_Problem to solve:_ Leave the pictures out. Return all other data exactly.

_Information provided:_
──────────────────────────────

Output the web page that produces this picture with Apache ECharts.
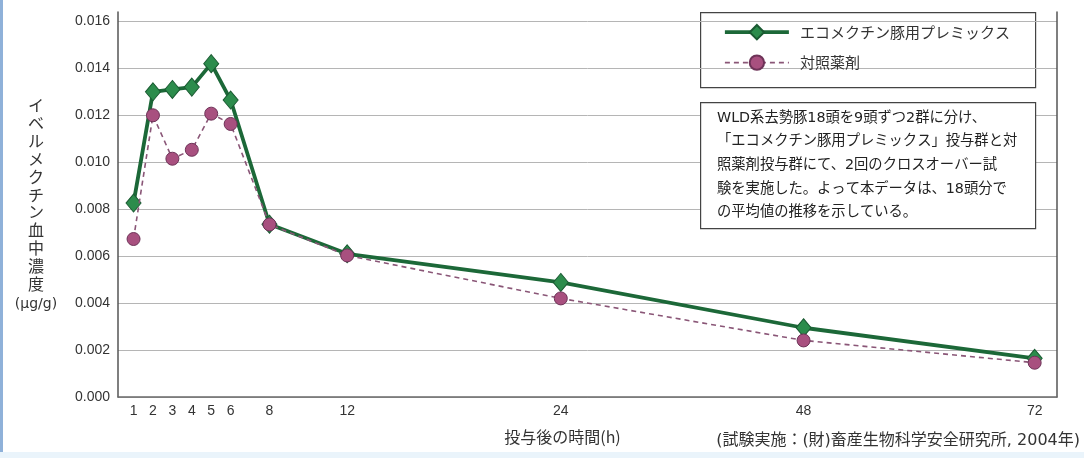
<!DOCTYPE html>
<html>
<head>
<meta charset="utf-8">
<script src="https://cdn.jsdelivr.net/npm/echarts@6/dist/echarts.min.js"></script>
<style>
html,body{margin:0;padding:0;background:#fff;}
#c{width:1084px;height:458px;}
</style>
</head>
<body>
<div id="c"></div>
<script>
// ---- data ----
const hours = [1, 2, 3, 4, 5, 6, 8, 12, 24, 48, 72];
const ecomectin = [0.00826, 0.0130, 0.0131, 0.0132, 0.0142, 0.01265, 0.00736, 0.0061, 0.00488, 0.00295, 0.00165];
const control = [0.00673, 0.0120, 0.01015, 0.01053, 0.01207, 0.01163, 0.00735, 0.00603, 0.0042, 0.00241, 0.00146];
const yTicks = [0, 0.002, 0.004, 0.006, 0.008, 0.010, 0.012, 0.014, 0.016];
const seriesNames = ['エコメクチン豚用プレミックス', '対照薬剤'];
const noteLines = [
  'WLD系去勢豚18頭を9頭ずつ2群に分け、',
  '「エコメクチン豚用プレミックス」投与群と対',
  '照薬剤投与群にて、2回のクロスオーバー試',
  '験を実施した。よって本データは、18頭分で',
  'の平均値の推移を示している。'
];
const xTitle = '投与後の時間(h)';
const yTitle = 'イベルメクチン血中濃度';
const yUnit = '(μg/g)';
const source = '(試験実施：(財)畜産生物科学安全研究所, 2004年)';

// ---- the chart's non-uniform time axis (piecewise scale) ----
const axisKnotHours = [0, 12, 24, 48, 72];
const axisKnotUnits = [0, 12, 23.0, 35.5, 47.4];
function timeScale(h) {
  for (let i = 1; i < axisKnotHours.length; i++) {
    if (h <= axisKnotHours[i]) {
      const h0 = axisKnotHours[i - 1], h1 = axisKnotHours[i];
      const u0 = axisKnotUnits[i - 1], u1 = axisKnotUnits[i];
      return u0 + (h - h0) / (h1 - h0) * (u1 - u0);
    }
  }
  return axisKnotUnits[axisKnotUnits.length - 1];
}
const tickUnits = hours.map(timeScale);
const unitToLabel = {};
tickUnits.forEach((u, i) => { unitToLabel[u.toFixed(4)] = String(hours[i]); });

const font = "'Liberation Sans', Arial, sans-serif";
const jfont = "'Noto Sans CJK JP', 'Noto Sans', sans-serif";
const mixfont = "'DejaVu Sans', 'Noto Sans CJK JP', sans-serif";

// the frame runs a little above the top tick
const yFrameMax = 0.0164;
const yLabelSet = {};
yTicks.forEach(t => { yLabelSet[t.toFixed(3)] = true; });

const chart = echarts.init(document.getElementById('c'));
chart.setOption({
  animation: false,
  backgroundColor: '#ffffff',
  grid: { left: 118, right: 27, top: 12, bottom: 61, containLabel: false },
  xAxis: {
    type: 'value',
    min: 0.2,
    max: 48.55,
    name: xTitle,
    nameLocation: 'middle',
    nameGap: 32,
    nameTextStyle: { fontFamily: jfont, fontSize: 16, color: '#333', padding: [0, 50, 0, 0] },
    axisLine: { show: true, lineStyle: { color: '#6a6a6a', width: 1.5 } },
    axisTick: { show: false },
    splitLine: { show: false },
    axisLabel: {
      customValues: tickUnits,
      showMinLabel: true, showMaxLabel: true,
      formatter: v => unitToLabel[Number(v).toFixed(4)] || '',
      fontFamily: font, fontSize: 14, color: '#333', margin: 7
    }
  },
  yAxis: [{
    type: 'value',
    min: yTicks[0],
    max: yFrameMax,
    interval: 0.002,
    axisLine: { show: true, lineStyle: { color: '#555', width: 1.5 } },
    axisTick: { show: false },
    splitLine: { show: true, showMaxLine: false, lineStyle: { color: '#b5b5b5', width: 1 } },
    axisLabel: { showMaxLabel: false, formatter: v => v.toFixed(3), fontFamily: font, fontSize: 14, color: '#333', margin: 8 }
  }, {
    type: 'value',
    position: 'right',
    min: yTicks[0],
    max: yFrameMax,
    interval: 0.002,
    axisLine: { show: true, lineStyle: { color: '#555', width: 1.5 } },
    axisTick: { show: false },
    axisLabel: { show: false },
    splitLine: { show: false }
  }],
  legend: {
    orient: 'vertical',
    left: 723,
    top: 24,
    itemWidth: 64,
    itemHeight: 18,
    itemGap: 14,
    padding: 0,
    lineStyle: { width: 'inherit' },
    textStyle: { fontFamily: jfont, fontSize: 15, color: '#333', padding: [0, 0, 0, 6] },
    data: seriesNames
  },
  series: [{
    name: seriesNames[0],
    type: 'line',
    data: hours.map((h, i) => [tickUnits[i], ecomectin[i]]),
    symbol: 'diamond',
    symbolSize: [15, 18],
    lineStyle: { color: '#1c6838', width: 3.8 },
    itemStyle: { color: '#2c8c4c', borderColor: '#1a5a32', borderWidth: 1 },
    z: 2
  }, {
    name: seriesNames[1],
    type: 'line',
    data: hours.map((h, i) => [tickUnits[i], control[i]]),
    symbol: 'circle',
    symbolSize: 13,
    lineStyle: { color: '#8a5677', width: 1.6, type: [5, 4] },
    itemStyle: { color: '#a8507f', borderColor: '#6e3358', borderWidth: 1 },
    z: 3
  }],
  graphic: [
    { type: 'rect', left: 0, top: 0, shape: { width: 3, height: 458 }, style: { fill: '#8fb1d9' }, silent: true },
    { type: 'rect', left: 0, top: 452, shape: { width: 1084, height: 6 }, style: { fill: '#eaf4fb' }, silent: true },
    { type: 'rect', left: 700, top: 12, shape: { width: 335, height: 75 }, style: { fill: 'rgba(255,255,255,0)', stroke: '#444', lineWidth: 1.2 }, z: -1, silent: true },
    { type: 'rect', left: 700, top: 102, shape: { width: 335, height: 126 }, style: { fill: '#ffffff', stroke: '#444', lineWidth: 1.2 }, z: 10, silent: true },
    { type: 'text', left: 717, top: 106, z: 11, silent: true,
      style: { text: noteLines.join('\n'), fontFamily: mixfont, fontSize: 14.3, lineHeight: 23.7, fill: '#222' } },
    { type: 'text', x: 36, y: 96, z: 11, silent: true,
      style: {
        text: '{a|' + yTitle.split('').join('\n') + '}\n{b|' + yUnit + '}',
        align: 'center', verticalAlign: 'top',
        rich: {
          a: { fontFamily: jfont, fontSize: 16, lineHeight: 17.9, fill: '#333', align: 'center' },
          b: { fontFamily: mixfont, fontSize: 14, lineHeight: 22, fill: '#333', align: 'center' }
        }
      } },
    { type: 'text', right: 4, top: 433, z: 11, silent: true,
      style: { text: source, fontFamily: mixfont, fontSize: 16, fill: '#333' } }
  ]
});
</script>
</body>
</html>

──────────────────────────────

_Final answer:_
Output the web page that produces this picture with Apache ECharts.
<!DOCTYPE html>
<html>
<head>
<meta charset="utf-8">
<script src="https://cdn.jsdelivr.net/npm/echarts@6/dist/echarts.min.js"></script>
<style>
html,body{margin:0;padding:0;background:#fff;}
#c{width:1084px;height:458px;}
</style>
</head>
<body>
<div id="c"></div>
<script>
// ---- data ----
const hours = [1, 2, 3, 4, 5, 6, 8, 12, 24, 48, 72];
const ecomectin = [0.00826, 0.0130, 0.0131, 0.0132, 0.0142, 0.01265, 0.00736, 0.0061, 0.00488, 0.00295, 0.00165];
const control = [0.00673, 0.0120, 0.01015, 0.01053, 0.01207, 0.01163, 0.00735, 0.00603, 0.0042, 0.00241, 0.00146];
const yTicks = [0, 0.002, 0.004, 0.006, 0.008, 0.010, 0.012, 0.014, 0.016];
const seriesNames = ['エコメクチン豚用プレミックス', '対照薬剤'];
const noteLines = [
  'WLD系去勢豚18頭を9頭ずつ2群に分け、',
  '「エコメクチン豚用プレミックス」投与群と対',
  '照薬剤投与群にて、2回のクロスオーバー試',
  '験を実施した。よって本データは、18頭分で',
  'の平均値の推移を示している。'
];
const xTitle = '投与後の時間(h)';
const yTitle = 'イベルメクチン血中濃度';
const yUnit = '(μg/g)';
const source = '(試験実施：(財)畜産生物科学安全研究所, 2004年)';

// ---- the chart's non-uniform time axis (piecewise scale) ----
const axisKnotHours = [0, 12, 24, 48, 72];
const axisKnotUnits = [0, 12, 23.0, 35.5, 47.4];
function timeScale(h) {
  for (let i = 1; i < axisKnotHours.length; i++) {
    if (h <= axisKnotHours[i]) {
      const h0 = axisKnotHours[i - 1], h1 = axisKnotHours[i];
      const u0 = axisKnotUnits[i - 1], u1 = axisKnotUnits[i];
      return u0 + (h - h0) / (h1 - h0) * (u1 - u0);
    }
  }
  return axisKnotUnits[axisKnotUnits.length - 1];
}
const tickUnits = hours.map(timeScale);
const unitToLabel = {};
tickUnits.forEach((u, i) => { unitToLabel[u.toFixed(4)] = String(hours[i]); });

const font = "'Liberation Sans', Arial, sans-serif";
const jfont = "'Noto Sans CJK JP', 'Noto Sans', sans-serif";
const mixfont = "'DejaVu Sans', 'Noto Sans CJK JP', sans-serif";

// the frame runs a little above the top tick
const yFrameMax = 0.0164;
const yLabelSet = {};
yTicks.forEach(t => { yLabelSet[t.toFixed(3)] = true; });

const chart = echarts.init(document.getElementById('c'));
chart.setOption({
  animation: false,
  backgroundColor: '#ffffff',
  grid: { left: 118, right: 27, top: 12, bottom: 61, containLabel: false },
  xAxis: {
    type: 'value',
    min: 0.2,
    max: 48.55,
    name: xTitle,
    nameLocation: 'middle',
    nameGap: 32,
    nameTextStyle: { fontFamily: jfont, fontSize: 16, color: '#333', padding: [0, 50, 0, 0] },
    axisLine: { show: true, lineStyle: { color: '#6a6a6a', width: 1.5 } },
    axisTick: { show: false },
    splitLine: { show: false },
    axisLabel: {
      customValues: tickUnits,
      showMinLabel: true, showMaxLabel: true,
      formatter: v => unitToLabel[Number(v).toFixed(4)] || '',
      fontFamily: font, fontSize: 14, color: '#333', margin: 7
    }
  },
  yAxis: [{
    type: 'value',
    min: yTicks[0],
    max: yFrameMax,
    interval: 0.002,
    axisLine: { show: true, lineStyle: { color: '#555', width: 1.5 } },
    axisTick: { show: false },
    splitLine: { show: true, showMaxLine: false, lineStyle: { color: '#b5b5b5', width: 1 } },
    axisLabel: { showMaxLabel: false, formatter: v => v.toFixed(3), fontFamily: font, fontSize: 14, color: '#333', margin: 8 }
  }, {
    type: 'value',
    position: 'right',
    min: yTicks[0],
    max: yFrameMax,
    interval: 0.002,
    axisLine: { show: true, lineStyle: { color: '#555', width: 1.5 } },
    axisTick: { show: false },
    axisLabel: { show: false },
    splitLine: { show: false }
  }],
  legend: {
    orient: 'vertical',
    left: 723,
    top: 24,
    itemWidth: 64,
    itemHeight: 18,
    itemGap: 14,
    padding: 0,
    lineStyle: { width: 'inherit' },
    textStyle: { fontFamily: jfont, fontSize: 15, color: '#333', padding: [0, 0, 0, 6] },
    data: seriesNames
  },
  series: [{
    name: seriesNames[0],
    type: 'line',
    data: hours.map((h, i) => [tickUnits[i], ecomectin[i]]),
    symbol: 'diamond',
    symbolSize: [15, 18],
    lineStyle: { color: '#1c6838', width: 3.8 },
    itemStyle: { color: '#2c8c4c', borderColor: '#1a5a32', borderWidth: 1 },
    z: 2
  }, {
    name: seriesNames[1],
    type: 'line',
    data: hours.map((h, i) => [tickUnits[i], control[i]]),
    symbol: 'circle',
    symbolSize: 13,
    lineStyle: { color: '#8a5677', width: 1.6, type: [5, 4] },
    itemStyle: { color: '#a8507f', borderColor: '#6e3358', borderWidth: 1 },
    z: 3
  }],
  graphic: [
    { type: 'rect', left: 0, top: 0, shape: { width: 3, height: 458 }, style: { fill: '#8fb1d9' }, silent: true },
    { type: 'rect', left: 0, top: 452, shape: { width: 1084, height: 6 }, style: { fill: '#eaf4fb' }, silent: true },
    { type: 'rect', left: 700, top: 12, shape: { width: 335, height: 75 }, style: { fill: 'rgba(255,255,255,0)', stroke: '#444', lineWidth: 1.2 }, z: -1, silent: true },
    { type: 'rect', left: 700, top: 102, shape: { width: 335, height: 126 }, style: { fill: '#ffffff', stroke: '#444', lineWidth: 1.2 }, z: 10, silent: true },
    { type: 'text', left: 717, top: 106, z: 11, silent: true,
      style: { text: noteLines.join('\n'), fontFamily: mixfont, fontSize: 14.3, lineHeight: 23.7, fill: '#222' } },
    { type: 'text', x: 36, y: 96, z: 11, silent: true,
      style: {
        text: '{a|' + yTitle.split('').join('\n') + '}\n{b|' + yUnit + '}',
        align: 'center', verticalAlign: 'top',
        rich: {
          a: { fontFamily: jfont, fontSize: 16, lineHeight: 17.9, fill: '#333', align: 'center' },
          b: { fontFamily: mixfont, fontSize: 14, lineHeight: 22, fill: '#333', align: 'center' }
        }
      } },
    { type: 'text', right: 4, top: 433, z: 11, silent: true,
      style: { text: source, fontFamily: mixfont, fontSize: 16, fill: '#333' } }
  ]
});
</script>
</body>
</html>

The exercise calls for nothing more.